Ello no sólo convertirá a Venezuela en un destino más atractivo para la inversión, tanto nacional como foránea, sino que permitirá, bajo un gobierno serio, negociar importantes préstamos con los multilaterales para sanear al Estado y reestructurar la abultada deuda pública. Sin apego al ordenamiento constitucional y el imperio de la ley, será prácticamente imposible acceder al financiamiento externo. Y, sin financiamiento externo, no hay forma de rescatar la capacidad de un Estado tan deteriorado como el nuestro, de producir bienes públicos.
En marcada distinción con la “normalización” de Maduro, la estabilización de precios y del tipo de cambio habrá de lograrse mediante políticas expansivas, que estimulen la economía y la demanda por créditos, de forma de absorber productivamente incrementos en las variables monetarias. El ajuste de Maduro, por el contrario, ha sido uno de los más recesivos conocidos –deja pálido al denostado “neoliberalismo” de los ’90—, contrayendo fuertemente el gasto público, aplicando encajes prohibitivos que anularon la capacidad crediticia de la banca y sobrevalorando drásticamente la moneda nacional al anclar el precio de la divisa.
Desplumó, así, al Estado, empobreciendo terriblemente al empleado público y colapsando los servicios públicos, e hizo todavía más dura la competencia de la producción nacional con las importaciones (que, muchas veces, ni siquiera pagan impuestos). Que algunos sectores hayan dado muestras de reactivación no es atribuible a ningún acierto del gobierno. Es expresión de la enorme resiliencia y capacidad de algunos emprendedores, y reflejo de las enormes potencialidades que aun anidan en la economía venezolana.
Tales potencialidades no se restringen a la consabida lista de recursos minerales, hidrográficos y agropecuarios, o al atractivo turístico derivado de su geografía y clima. Incluyen la enorme subutilización de capacidades productivas en la manufactura, el campo, la construcción y los servicios, legada por la “revolución”, y a los millones de venezolanos emigrados, ricos en talento, que se les robó su presente y su futuro.
Por último, no se puede dejar de hacer referencia a la creciente capacidad emprendedora de muchos que se quedaron, atizada por la necesidad de arreglárselas creativamente, dada la destrucción de la economía. El régimen actual es antítesis y negación de tales potencialidades.

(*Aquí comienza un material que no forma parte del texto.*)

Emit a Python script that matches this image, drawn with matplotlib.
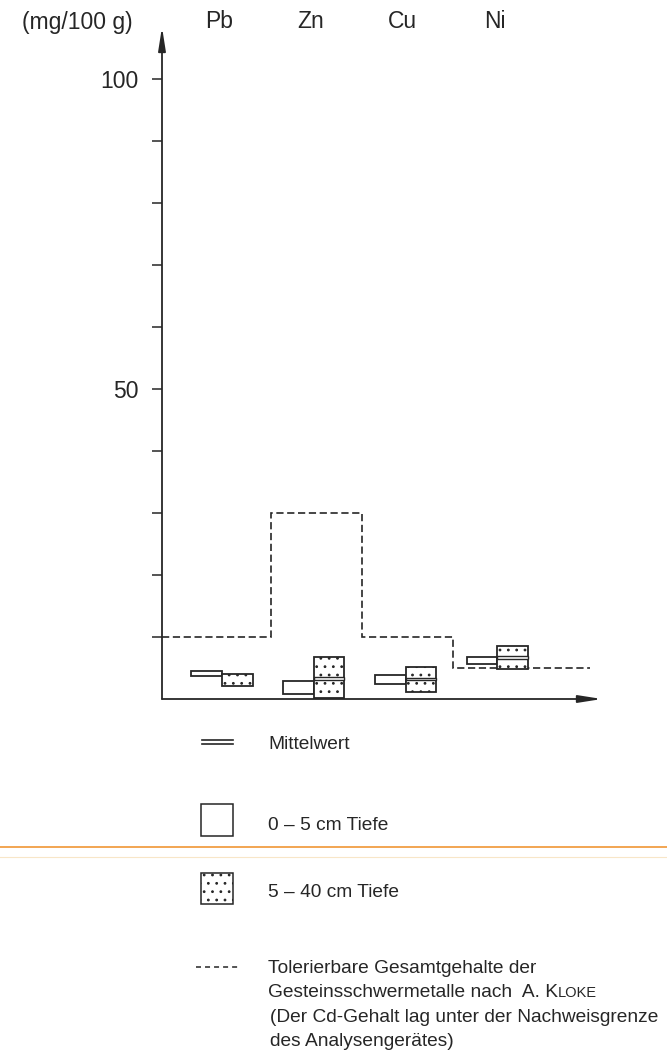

Un proyecto económico coherente y viable, que contase con un marco institucional favorable y amplio apoyo financiero internacional, podría atraer de regreso parcial al talento migrado y, con inversiones y nuevos emprendimientos, reconstruir el tejido productivo deshecho. Provocaría un salto cualitativo en las capacidades productivas del país, seguido de altas tasas de crecimiento sostenido. El nivel de vida de 2013 podría recuperarse en 15 años o menos. La “normalización” de Maduro, sin seguridades y sujeta a los abusos y arbitrariedades de un poder corrupto, generará, en contraste, un crecimiento errático que arribaría a este nivel, si acaso, en 40 años o más. Por supuesto que se requiere un cambio político.
Corresponderá a la lucha reivindicativa, en demanda de derechos y de servicios dignos, así como a la gestión eficaz de los alcaldes democráticos, enriquecer este proyecto y darle contenido concreto. Debe devolvérseles las esperanzas de cambio a las mayorías, estimulándolas a movilizarse para arrebatarle concesiones a la dictadura. La lucha sostenida por conquistar mejores condiciones de vida deberá fortalecer a las fuerzas democráticas y constituirse en plataforma para un triunfo electoral en 2024. Sin un programa que aglutine y potencia los esfuerzos opositores, restableciendo la confianza en la inevitabilidad del cambio político, no bastará un candidato unitario escogido en primarias acordadas.